Of course, adverbs can still be misused, as in writing a sentence such as, He moved quickly. Well, you could use a whole host of other words in there to be more precise, like ran or jogged or any number of other, better words (zoomed, sped, fled, flew, etc.). This is more about being precise rather than being descriptive. While its true someone can move quickly, it is more precise to say they ran. Writers should be precise and descriptive, and so shouldnt be afraid of using adverbs descriptively, as long as they are still being precise.

(A digression...I have another thing to disagree with Steven King about. In his rant, he uses "He closed the door firmly" as an example of bad adverb usage and declared "He slammed the door" as being much better. There is a distinct difference between firmly closing a door and slamming it. Tsk, tsk! Precision, precision, precision!)

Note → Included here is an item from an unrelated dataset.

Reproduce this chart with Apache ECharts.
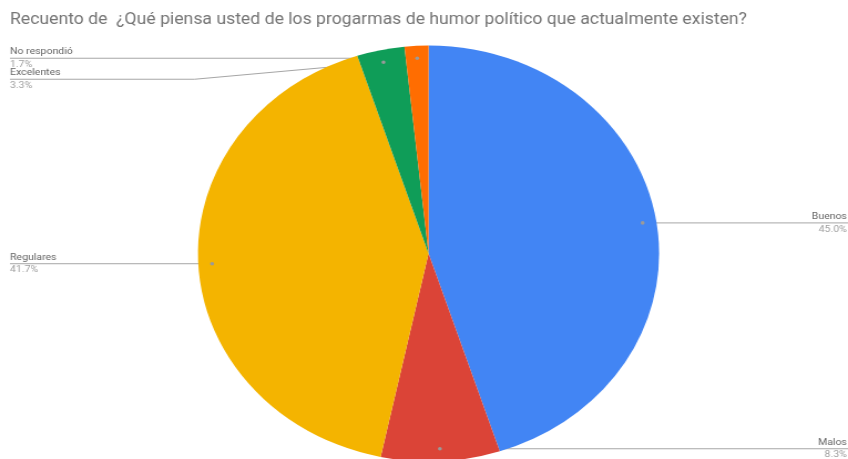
<!DOCTYPE html>
<html>
<head>
<meta charset="utf-8">
<script src="https://cdn.jsdelivr.net/npm/echarts@6/dist/echarts.min.js"></script>
<style>
  html, body { margin: 0; padding: 0; background: #fff; overflow: hidden; }
  #wrap { width: 848px; height: 459px; overflow: hidden; }
  #chart { width: 765px; height: 459px; transform: scaleX(1.1085); transform-origin: 0 0; }
</style>
</head>
<body>
<div id="wrap"><div id="chart"></div></div>
<script>
// Survey answers and their counts
const categories = ['Buenos', 'Malos', 'Regulares', 'Excelentes', 'No respondió'];
const counts = [27, 5, 25, 2, 1];
const colors = ['#4285F4', '#DB4437', '#F4B400', '#0F9D58', '#FF6D01'];
const titleText = 'Recuento de  ¿Qué piensa usted de los progarmas de humor político que actualmente existen?';

// Layout (in the chart's own pixel space, before horizontal stretch)
const W = 765;
const CX = 386.6, CY = 253.5, R = 208;
const DOT_R = 0.94;     // where the leader line starts inside the slice
const GAP = 21;         // minimum vertical spacing between stacked labels
const EDGE_L = 9, EDGE_R = W;

const total = counts.reduce((a, b) => a + b, 0);
const pct = counts.map(v => (v / total * 100).toFixed(1) + '%');

// Leader-line geometry for every slice, derived from its mid angle
const guides = (function () {
  let cum = 0;
  const g = counts.map((v, i) => {
    const mid = (cum + v / 2) / total * Math.PI * 2;
    cum += v;
    const dx = Math.sin(mid), dy = -Math.cos(mid);
    return {
      i, right: dx >= 0,
      dotX: CX + dx * R * DOT_R, dotY: CY + dy * R * DOT_R
    };
  });
  [true, false].forEach(side => {
    const list = g.filter(o => o.right === side).sort((a, b) => a.dotY - b.dotY);
    let last = -Infinity;
    list.forEach(o => {
      o.labelY = Math.max(o.dotY, last + GAP);
      last = o.labelY;
    });
  });
  g.forEach(o => {
    o.bendX = o.labelY === o.dotY ? o.dotX : (o.right ? CX + R + 3 : CX - R - 3);
  });
  return g;
})();

const chart = echarts.init(document.getElementById('chart'), null, { renderer: 'canvas' });
chart.setOption({
  animation: false,
  backgroundColor: '#fff',
  title: {
    text: titleText,
    left: 9, top: 12,
    padding: 0,
    textStyle: { fontFamily: 'Roboto', fontSize: 15.9, fontWeight: 'normal', color: '#757575' }
  },
  series: [{
    type: 'pie',
    center: [CX, CY],
    radius: R,
    startAngle: 90,
    clockwise: true,
    avoidLabelOverlap: false,
    data: categories.map((name, i) => ({ name, value: counts[i], itemStyle: { color: colors[i] } })),
    label: {
      show: true,
      position: 'outside',
      formatter: p => '{n|' + p.name + '}\n{p|' + pct[p.dataIndex] + '}',
      rich: {
        n: { fontFamily: 'Roboto', fontSize: 9.5, color: '#666666', lineHeight: 12.5 },
        p: { fontFamily: 'Roboto', fontSize: 9.5, color: '#A0A0A0', lineHeight: 12.5 }
      }
    },
    labelLine: { show: true, length: 5, length2: 5, lineStyle: { color: '#A6A6A6', width: 1 } },
    labelLayout: function (params) {
      const g = guides[params.dataIndex];
      return {
        x: g.right ? EDGE_R - 1 : EDGE_L,
        y: g.labelY,
        align: g.right ? 'right' : 'left',
        verticalAlign: 'middle',
        labelLinePoints: [[g.dotX, g.dotY], [g.bendX, g.labelY], [g.right ? EDGE_R : EDGE_L, g.labelY]]
      };
    },
    emphasis: { disabled: true }
  }, {
    // small markers at the start of each leader line
    type: 'custom',
    coordinateSystem: 'none',
    silent: true,
    z: 10,
    data: categories.map((c, i) => i),
    renderItem: function (params, api) {
      const g = guides[api.value(0)];
      return {
        type: 'circle',
        shape: { cx: g.dotX, cy: g.dotY, r: 1.8 },
        style: { fill: '#9A9A9A' }
      };
    }
  }]
});
</script>
</body>
</html>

Im sure editors will disagree with me, and thats fine. But remember that not all prose* has to be perfect (whatever that means) to be good. If the author is getting their point across, is using the language correctly, and is being both precise and descriptive, why not leave those adverbs alone? Why else have adverbs in the language?

These are simple examples, but you get the idea. Adverbs are a part of the English language, and, as a (struggling) writer, I feel like we should be using all of the language's power to describe what it is we are trying to convey.

What are your thoughts on adverbs? Do you have any horrific or excellent examples of adverbs being used in published works?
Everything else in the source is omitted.